Las Vegas’ plans for a new city hall have become more expensive and possibly unaffordable, Mayor Oscar Goodman said Thursday, marking the second time in two days that one of his signature projects for revitalizing downtown has hit a snag.
"I’ve asked the city manager to have a manager’s review concerning the feasibility of city hall," Goodman said at his weekly news conference. "Everything’s changed. It’s a new world."
He blamed skittish financial markets, saying the city originally planned on an interest rate of around 5 percent. As of Wednesday, it appeared the best the city could do was 7.5 percent.
"That’s a difference of millions of dollars," he said.
On Wednesday, the Mob Museum project became embroiled in a dispute between two contractors bidding on one of the final phases of the project. The matter could head to litigation, tying up the museum’s opening for years.
"I’m hoping we’ll be able to resolve that," Goodman said.
"I’m not around much longer," he said, referring to the fact that this will be his last term as mayor because of term limits.

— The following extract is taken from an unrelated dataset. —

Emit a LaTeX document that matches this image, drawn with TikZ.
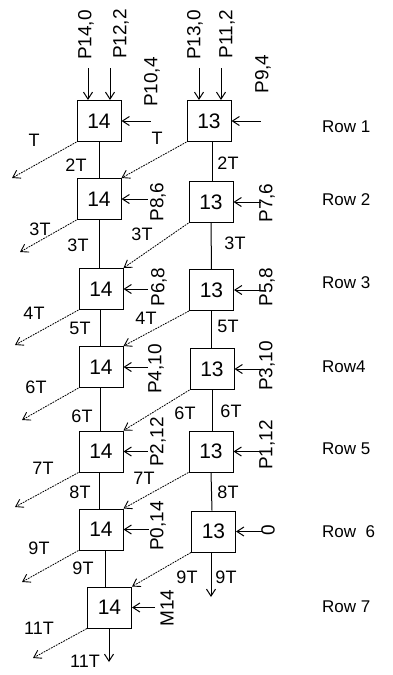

"I’ve been the driving force, I guess. I hope it’s complete while I can still enjoy it in public office," continued Goodman, who is considering a bid for governor as an independent in 2010.
Recently, the city gained final approval to seek up to $267 million to finance the construction of a new city hall immediately west of the Regional Justice Center.
The next step would be to seek bond financing for what is known as a "lease-purchase" agreement in which investors put up the construction money and are paid back through annual appropriations by the city.
Such financing is considered a riskier method than general obligation bonds because it’s not tied to a specific funding source.
The project has been controversial, and the Culinary union mounted a challenge to it, with the city’s entire redevelopment plan for downtown areas.
The city overcame that challenge, which included two proposed ballot measures and two trips to the Nevada Supreme Court.
But now Las Vegas has run into the reality of financial markets, said Chris Bohner, research director for Culinary Local 226.
"I think the financial markets have a better understanding of risk than the City Council," he said. "The financial markets have said, ‘We don’t think your project’s feasible.’"
He said that going over the $267 million limit would require the city to start the approval process all over again, something that could subject city leaders to more criticism.
"In my view, they didn’t want to go back and go, ‘Oh, not $267 million, now it’s $330 million,’" Bohner said, using a hypothetical number. "And this is not because of any labor or construction cost. This is financing cost."
The assessment of the city hall project is expected at the July 1 City Council meeting.
The Mob Museum dispute is also expected to be on that agenda because the bids at issue expire July 5.
Both projects are tightly linked with Goodman’s push to redevelop downtown Las Vegas into something that has more to offer than the Fremont Street Experience, wedding chapels and government services.
The city has touted several completed projects, including the World Market Center, the Chelsea Outlet Mall, the renovation of the Fifth Street School and the soon-to-be complete Lou Ruvo Brain Institute, plus new bars and nightclubs at the corner of Fremont Street and Las Vegas Boulevard.
The new city hall has been described as a catalyst that could jump-start the next wave of development.
The new building at the corner of Main and Lewis streets would serve as an "anchor tenant" for three other office buildings proposed for adjoining blocks, all of which are owned by the developer, Forest City.
And upon completion of the new city hall, Forest City would trade the city hall parcel for a plot in Symphony Park upon which it would be required to build a new hotel-casino.
The Mob Museum — aka the Las Vegas Museum of Organized Crime and Law Enforcement — is part of the planned redevelopment of the Lady Luck casino and adjoining land, a project that is also stalled.
Bohner said the city would not give up on a new city hall.
"I don’t think it’s dead," he said. "I think they’re going to come back when the markets settle down."
When asked about the prospects for downtown revitalization given this week’s developments, Goodman said, "We have to make sure we’re doing the right thing. … I’m going to be a good mayor."